Now,Let us look at a special plot: dots scatterplot of number of natural disaster over year for China. Why?

ggplot(subset(Disaster, Country == "China P Rep"), aes(x = Year, y = NumKilled)) + 
  geom_line() + xlab("Year") + ylab("Number killed") +
  ggtitle("How is Number of People Killed over time in People's Repubic of China") +
  scale_x_continuous(name = "Year", breaks = seq(min(NDisaster$Year), 
                                                 max(NDisaster$Year), by = 2)) 

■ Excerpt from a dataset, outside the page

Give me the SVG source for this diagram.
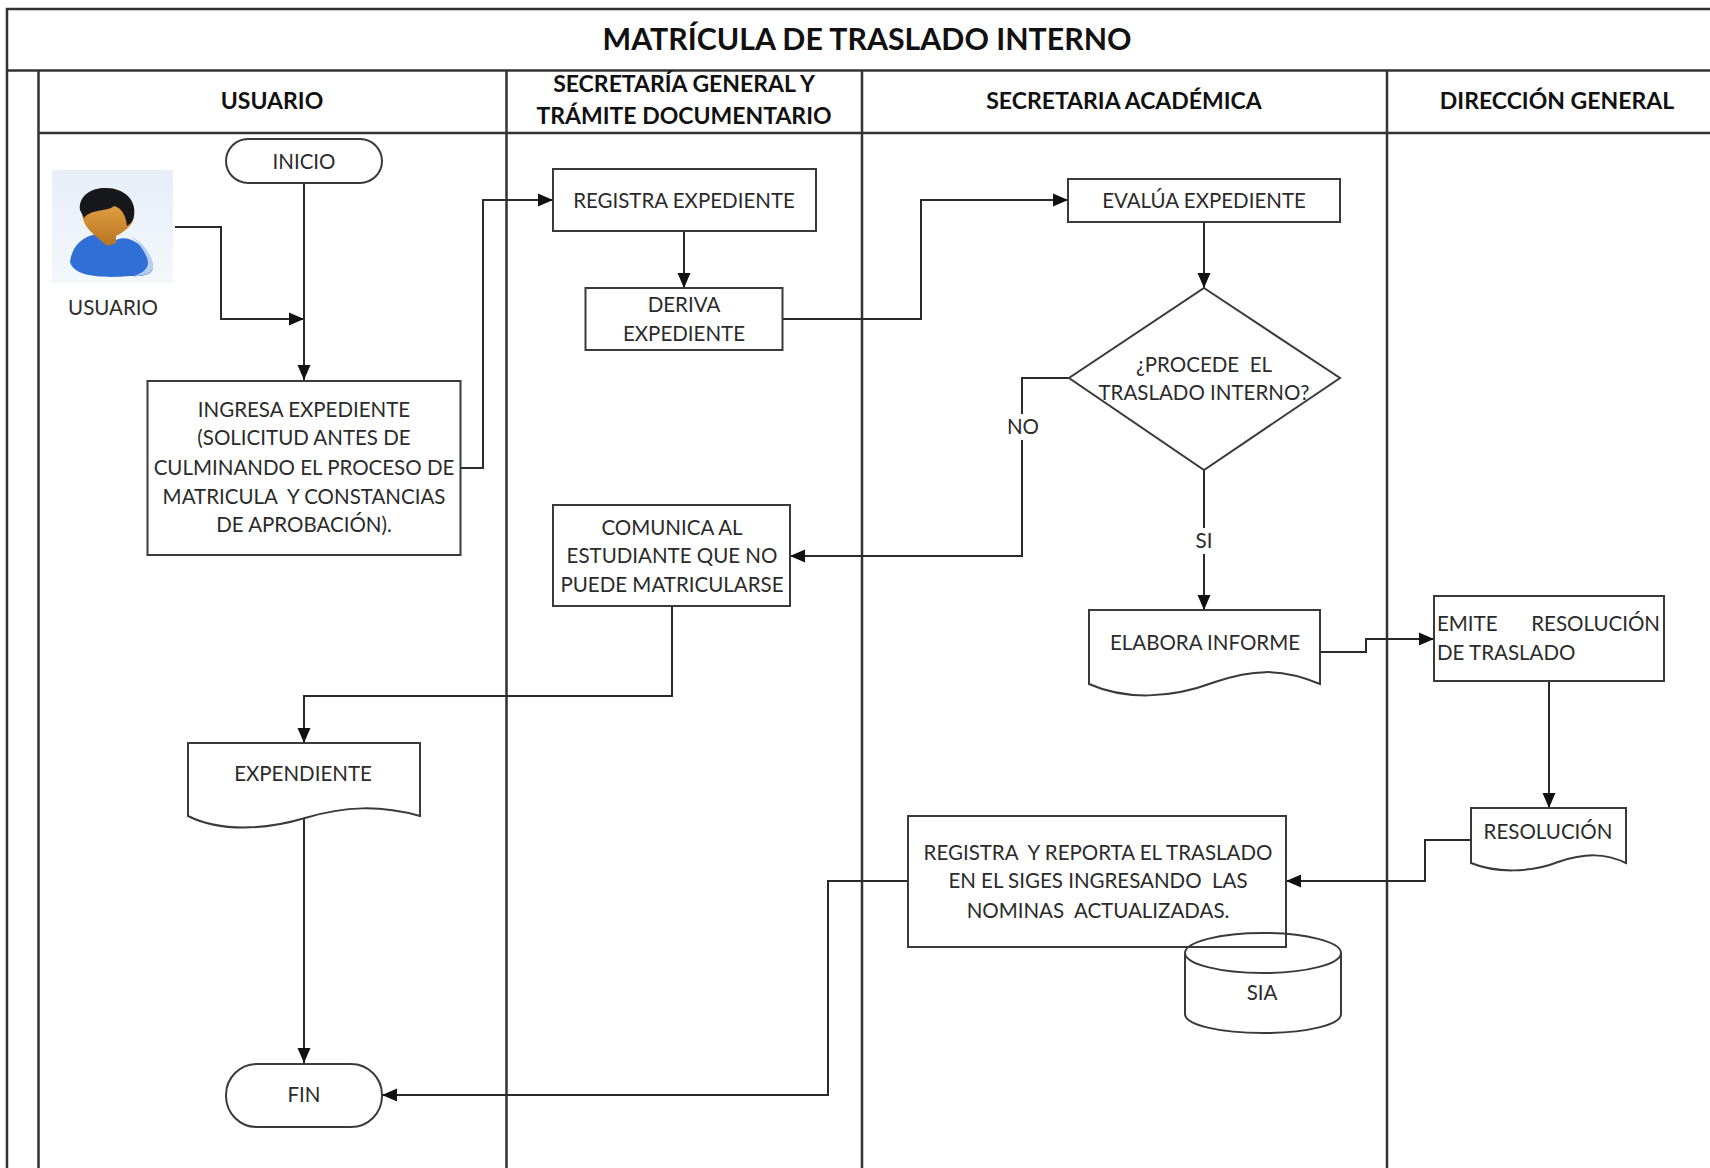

plot of chunk unnamed-chunk-25

The graph shows that more than 80,000 were killed by natural disaster in the year of 2008 in China. That was Sichuan Earthquake. At that time, I was also in Sichuan and experienced this catastrophe. I feel sorry for those people who lost their lives during this disaster.Since I experienced this natural disaster, I would think this is an important plot for me!!

Next, I would like to evaluate whether there is a relationship between affected population and death across continents.

The question is that whether more people got affected by natural disasters will lead more people be killed? Since some natural disasters caused a lot of people lost lives, I used log transformation (Question Log transformation may not make sense?)

ggplot(Disaster, aes(x = NumAffected, y = NumKilled, color = Continent)) + 
  geom_point() + scale_x_log10() + scale_y_log10()+
  ggtitle("How NumKilled related to NumAffected across Continents") 

plot of chunk unnamed-chunk-26

Based on the graph, it can be seen that with the increase of number of people got affected, there is a slightly increasing trend for the number of people got killed.

Conclusion

In conclusion, the number of disasters played a significant role to determine the total damaged amount in population level but not in country level. In addition, with the increase of number of people got affected, there is a slightly increasing trend for the number of people got killed.